Using postulates of Bohr's theory of hydrogen atom, show that
(i) Radii of orbits increases as $n^2$ and
(ii) The total energy of electron increases as $\frac{1}{n^2}$, where $n$ is the principal quantum number of the atom.

Answer 1

Angular momentum as per Bhor Theory $L=mvr=\frac{nh}{2\pi }$-----(A)

Thus velocity $v=\frac{nh}{2\pi mr}$

Now squaring the above equation we get

$v^2=\frac{n^2{h}^2}{4{\pi }^2{m}^2{r}^2}$-------(1)

Also centripetal force=electrostatic force

$\frac{mv}{r}=\frac{e^2}{4\pi E_0{r}^2}$

$v^2=\frac{r{e}^2}{m4\pi E_0{r}^2}=\frac{e^2}{4\pi E_{0}rm}$-------(2)

Now putting the value of 1 in 2 we get

$\frac{n^2{h}^2}{4{\pi }^2{m}^2{r}^2}=\frac{e^2}{4\pi E_{0}mr}$

$r=\frac{n^2{E}_0{h}^2}{\pi e^{2}m}$-------(3)

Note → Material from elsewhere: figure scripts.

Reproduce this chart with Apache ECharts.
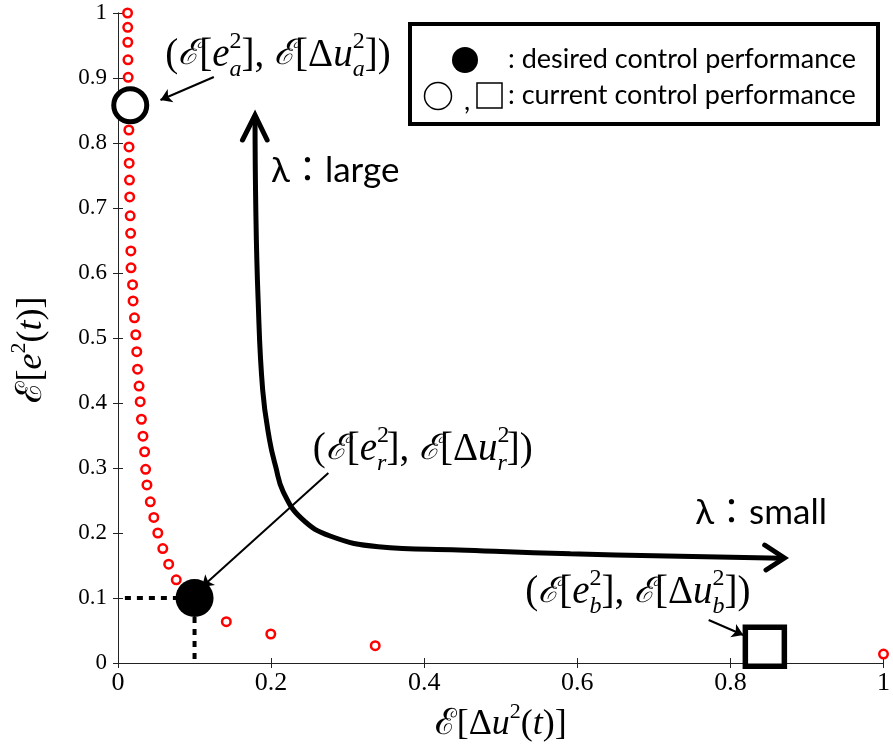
<!DOCTYPE html>
<html><head><meta charset="utf-8">
<script src="https://cdn.jsdelivr.net/npm/echarts@6/dist/echarts.min.js"></script>
<style>html,body{margin:0;padding:0;background:#fff}#c{width:893px;height:751px}</style>
</head><body><div id="c"></div>
<script>
// ---- data ----
const xTickValues = [0, 0.2, 0.4, 0.6, 0.8, 1];
const yTickValues = [0, 0.1, 0.2, 0.3, 0.4, 0.5, 0.6, 0.7, 0.8, 0.9, 1];
const tradeoffX = [0.0125, 0.0127, 0.0128, 0.0130, 0.0133, 0.0136, 0.0140, 0.0142, 0.0144, 0.0146, 0.0150, 0.0153,
  0.0159, 0.0165, 0.0168, 0.0170, 0.0190, 0.0197, 0.0215, 0.0232, 0.0245, 0.0255, 0.0275, 0.0290, 0.0306, 0.0326,
  0.0348, 0.0361, 0.0378, 0.0422, 0.0468, 0.0520, 0.0585, 0.0662, 0.0761, 0.1415, 0.1996, 0.3360, 1.0];
const tradeoffY = [1.000, 0.978, 0.955, 0.928, 0.901, 0.874, 0.848, 0.820, 0.794, 0.769, 0.743, 0.717,
  0.688, 0.661, 0.634, 0.608, 0.582, 0.557, 0.531, 0.505, 0.479, 0.452, 0.426, 0.402, 0.375, 0.349,
  0.325, 0.298, 0.274, 0.248, 0.224, 0.200, 0.176, 0.152, 0.128, 0.0635, 0.0446, 0.0266, 0.0138];
const currentA = [0.016, 0.858];
const desiredR = [0.1, 0.1];
const currentB = [0.845, 0.025];
// thick lambda arrow path
const lambdaPathX = [0.179, 0.180, 0.183, 0.189, 0.198, 0.206, 0.216, 0.240, 0.278, 0.340, 0.445, 0.591, 0.868];
const lambdaPathY = [0.843, 0.700, 0.560, 0.420, 0.343, 0.302, 0.263, 0.222, 0.195, 0.179, 0.174, 0.168, 0.161];
const headTopX = [0.1626, 0.179, 0.1948];
const headTopY = [0.8046, 0.843, 0.8046];
const headRightX = [0.8448, 0.8706, 0.8465];
const headRightY = [0.1815, 0.1615, 0.1431];
// thin pointer arrows [fromX, fromY, toX, toY]
const pointerA = [0.1252, 0.9015, 0.0555, 0.8662];
const pointerR = [0.2748, 0.2923, 0.1097, 0.1169];
const pointerB = [0.7716, 0.0662, 0.8168, 0.0431];
// label anchors (left, middle)
const labelAPos = [0.0618, 0.935];
const labelRPos = [0.2545, 0.3277];
const labelBPos = [0.532, 0.1077];
const lambdaLargePos = [0.200, 0.758];
const lambdaSmallPos = [0.754, 0.2308];
const lambdaLargeText = 'λ：large';
const lambdaSmallText = 'λ：small';
const legendText1 = ': desired control performance';
const legendText2 = ': current control performance';

const MATH = "'Liberation Serif',serif";
const SANS = "Lato,'Noto Sans CJK KR',sans-serif";

const mathRich = (fs) => {
  const L = Math.round(fs * 1.33);
  const ss = Math.round(fs * 0.62);
  const up = Math.round(fs * 0.28), dn = Math.round(fs * 0.23);
  return {
    m: {fontFamily: MATH, fontSize: fs, lineHeight: L, color: '#000'},
    c: {fontFamily: "'DejaVu Serif',serif", fontStyle: 'italic', fontSize: Math.round(fs * 0.9), lineHeight: L, color: '#000'},
    i: {fontFamily: MATH, fontStyle: 'italic', fontSize: fs, lineHeight: L, color: '#000'},
    sp: {fontFamily: MATH, fontSize: ss, lineHeight: L - 2 * up, width: 0, verticalAlign: 'top', color: '#000'},
    sb: {fontFamily: MATH, fontStyle: 'italic', fontSize: ss, lineHeight: L - 2 * dn, verticalAlign: 'bottom', color: '#000'},
    su: {fontFamily: MATH, fontSize: ss, lineHeight: L - 2 * up, verticalAlign: 'top', color: '#000'}
  };
};
const mathLabel = (s) => '{m|(}{c|ℰ}{m|[}{i|e}{sp|2}{sb|' + s + '}{m|], }{c|ℰ}{m|[Δ}{i|u}{sp|2}{sb|' + s + '}{m|])}';

const chart = echarts.init(document.getElementById('c'), null, {renderer: 'canvas'});
const pts = tradeoffX.map((x, i) => [x, tradeoffY[i]]);
const zip = (a, b) => a.map((v, i) => [v, b[i]]);

const baseAxis = {
  min: 0, max: 1,
  axisLine: {show: true, lineStyle: {color: '#222', width: 1}},
  axisTick: {show: true, inside: true, length: 5, lineStyle: {color: '#222'}},
  splitLine: {show: false},
  axisLabel: {show: false}
};

chart.setOption({
  animation: false,
  backgroundColor: '#fff',
  grid: {left: 112, right: 6, top: 13, bottom: 88},
  xAxis: [
    Object.assign({}, baseAxis, {type: 'value', position: 'bottom', interval: 0.2,
      axisLabel: {show: true, fontFamily: MATH, fontSize: 26, color: '#000', margin: 7,
        formatter: v => xTickValues.includes(+v.toFixed(1)) ? String(+v.toFixed(1)) : ''},
      name: '{m|ℰ[Δ}{i|u}{su|2}{m|(}{i|t}{m|)]}', nameLocation: 'middle', nameGap: 31,
      nameTextStyle: {rich: mathRich(36)}}),
    Object.assign({}, baseAxis, {type: 'value', position: 'top', interval: 0.2})
  ],
  yAxis: [
    Object.assign({}, baseAxis, {type: 'value', position: 'left', interval: 0.1,
      axisLabel: {show: true, fontFamily: MATH, fontSize: 23, color: '#000', margin: 11,
        formatter: v => yTickValues.includes(+v.toFixed(1)) ? String(+v.toFixed(1)) : ''},
      name: '{m|ℰ[}{i|e}{su|2}{m|(}{i|t}{m|)]}', nameLocation: 'middle', nameGap: 62,
      nameTextStyle: {rich: mathRich(36), padding: [0, 24, 0, 0]}}),
    Object.assign({}, baseAxis, {type: 'value', position: 'right', interval: 0.1})
  ],
  series: [
    {type: 'scatter', name: 'tradeoff', data: pts, symbol: 'circle', symbolSize: 8.5, z: 3,
      itemStyle: {color: 'rgba(255,255,255,0)', borderColor: '#ff0000', borderWidth: 2.5, opacity: 1}},
    {type: 'line', name: 'dashH', data: [[0.009, desiredR[1]], [desiredR[0], desiredR[1]]], symbol: 'none', z: 4,
      lineStyle: {color: '#000', width: 4, type: [6, 6]}},
    {type: 'line', name: 'dashV', data: [[desiredR[0], 0.006], [desiredR[0], desiredR[1]]], symbol: 'none', z: 4,
      lineStyle: {color: '#000', width: 4, type: [6, 6]}},
    {type: 'scatter', name: 'desired', data: [desiredR], symbol: 'circle', symbolSize: 38, z: 6,
      itemStyle: {color: '#000', opacity: 1}},
    {type: 'scatter', name: 'currentA', data: [currentA], symbol: 'circle', symbolSize: 33, z: 6,
      itemStyle: {color: '#fff', borderColor: '#000', borderWidth: 5, opacity: 1}},
    {type: 'scatter', name: 'currentB', data: [currentB], symbol: 'rect', symbolSize: 39, z: 6,
      itemStyle: {color: '#fff', borderColor: '#000', borderWidth: 5.5, opacity: 1}},
    {type: 'line', name: 'lambdaPath', data: zip(lambdaPathX, lambdaPathY), symbol: 'none', smooth: 0.45, z: 5,
      lineStyle: {color: '#000', width: 5}},
    {type: 'line', name: 'headTop', data: zip(headTopX, headTopY), symbol: 'none', z: 5,
      lineStyle: {color: '#000', width: 5, join: 'miter', cap: 'round'}},
    {type: 'line', name: 'headRight', data: zip(headRightX, headRightY), symbol: 'none', z: 5,
      lineStyle: {color: '#000', width: 5, join: 'miter', cap: 'round'}},
    {type: 'lines', name: 'pointers', coordinateSystem: 'cartesian2d', z: 7,
      symbol: ['none', 'arrow'], symbolSize: 11,
      lineStyle: {color: '#000', width: 2, opacity: 1},
      data: [pointerA, pointerR, pointerB].map(p => ({coords: [[p[0], p[1]], [p[2], p[3]]]}))}
  ]
});

const px = (p) => chart.convertToPixel({xAxisIndex: 0, yAxisIndex: 0}, p);
const mlab = (pos, s) => {
  const q = px(pos);
  return {type: 'text', x: q[0], y: q[1], z: 100,
    style: {text: mathLabel(s), rich: mathRich(39), align: 'left', verticalAlign: 'middle'}};
};
const lam = (pos, t) => {
  const q = px(pos);
  return {type: 'text', x: q[0], y: q[1], z: 100,
    style: {text: t, fontFamily: SANS, fontSize: 35, fill: '#000', align: 'left', verticalAlign: 'middle'}};
};

chart.setOption({
  graphic: [
    mlab(labelAPos, 'a'), mlab(labelRPos, 'r'), mlab(labelBPos, 'b'),
    lam(lambdaLargePos, lambdaLargeText), lam(lambdaSmallPos, lambdaSmallText),
    {type: 'rect', z: 100, shape: {x: 410, y: 24, width: 468, height: 100},
      style: {fill: '#fff', stroke: '#000', lineWidth: 4}},
    {type: 'circle', z: 101, shape: {cx: 465, cy: 60, r: 13}, style: {fill: '#000'}},
    {type: 'circle', z: 101, shape: {cx: 438, cy: 96, r: 13.5}, style: {fill: '#fff', stroke: '#000', lineWidth: 1.5}},
    {type: 'text', z: 101, x: 464, y: 101, style: {text: ',', fontFamily: SANS, fontSize: 27, fill: '#000', align: 'left', verticalAlign: 'middle'}},
    {type: 'rect', z: 101, shape: {x: 477, y: 83, width: 25, height: 25}, style: {fill: '#fff', stroke: '#000', lineWidth: 1.5}},
    {type: 'text', z: 101, x: 508, y: 59, style: {text: legendText1, fontFamily: SANS, fontSize: 27, fill: '#000', align: 'left', verticalAlign: 'middle'}},
    {type: 'text', z: 101, x: 508, y: 95, style: {text: legendText2, fontFamily: SANS, fontSize: 27, fill: '#000', align: 'left', verticalAlign: 'middle'}}
  ]
});
</script></body></html>
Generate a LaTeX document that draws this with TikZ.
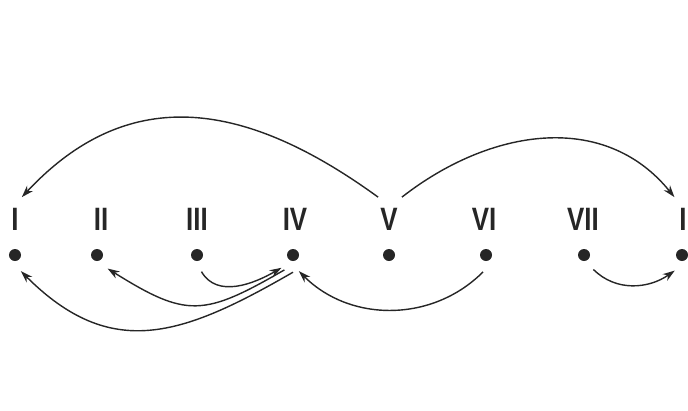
\documentclass[tikz,border=0pt]{standalone}
\usepackage{fontspec}
\newfontfamily\numfont[FakeStretch=0.8]{Liberation Sans}
\usepackage{tikz}
\usetikzlibrary{arrows.meta}
\definecolor{inkgray}{HTML}{262626}
\tikzset{
  station/.style={circle, fill=inkgray, inner sep=0pt, minimum size=3mm, outer sep=2.8mm},
  numeral/.style={font=\numfont\bfseries\fontsize{23}{26}\selectfont, text=inkgray, inner sep=2pt, outer sep=6pt},
  jump/.style={-{Stealth[length=3mm,width=2mm]}, line width=1pt, draw=inkgray}
}

\begin{document}
\begin{tikzpicture}[x=0.025cm,y=0.025cm]
  \useasboundingbox (0,0) rectangle (688,410);
  % stations
  \node[station] (nI) at (15,155) {};
  \node[station] (nII) at (97,155) {};
  \node[station] (nIII) at (197,155) {};
  \node[station] (nIV) at (293,155) {};
  \node[station] (nV) at (389,155) {};
  \node[station] (nVI) at (486,155) {};
  \node[station] (nVII) at (584,155) {};
  \node[station] (nIb) at (682,155) {};
  % numerals
  \node[numeral] (lI) at (15,190.5) {I};
  \node[numeral] (lII) at (101,190.5) {II};
  \node[numeral] (lIII) at (197,190.5) {III};
  \node[numeral] (lIV) at (295,190.5) {IV};
  \node[numeral] (lV) at (389,190.5) {V};
  \node[numeral] (lVI) at (484,190.5) {VI};
  \node[numeral] (lVII) at (583,190.5) {VII};
  \node[numeral] (lIb) at (683,190.5) {I};
  % upper arcs
  \draw[jump] (lV.116) to[out=144, in=47, looseness=1.15] (lI.73);
  \draw[jump] (lV.60) to[out=38, in=129, looseness=1.05] (lIb.111);
  % lower arcs
  \draw[jump] (nIII.-75) to[out=-60, in=210] (nIV.228);
  \draw[jump] (nIV.240) to[out=210, in=-32, looseness=1.35] (nII.-52);
  \draw[jump] (nIV.270) to[out=210, in=-45, looseness=1.2] (nI.-70);
  \draw[jump] (nVI.-100) to[out=225, in=-45] (nIV.-70);
  \draw[jump] (nVII.-57) to[out=-45, in=215] (nIb.-115);
\end{tikzpicture}
\end{document}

From equation 3 we observe that radius increases with $n^2$

Thus putting the value of 3 in A we get,

$v=\frac{\frac{nh}{2\pi }}{m\left(\frac{n^2{E}_0{h}^2}{\pi e^{2}m}\right)}$

$v=\frac{e^2}{2nh{E}_0}$--------(4)

Again $E=m{v}^2$

Replacing the value of v we get,

$E=m{\left(\frac{e^2}{2nh{E}_0}\right)}^2=m\left(\frac{e^2}{4n^2{h}^2{E_0}^2}\right)$

Thus from the above equation we observe that total energy E of an electron increases by $\frac{1}{n^2}$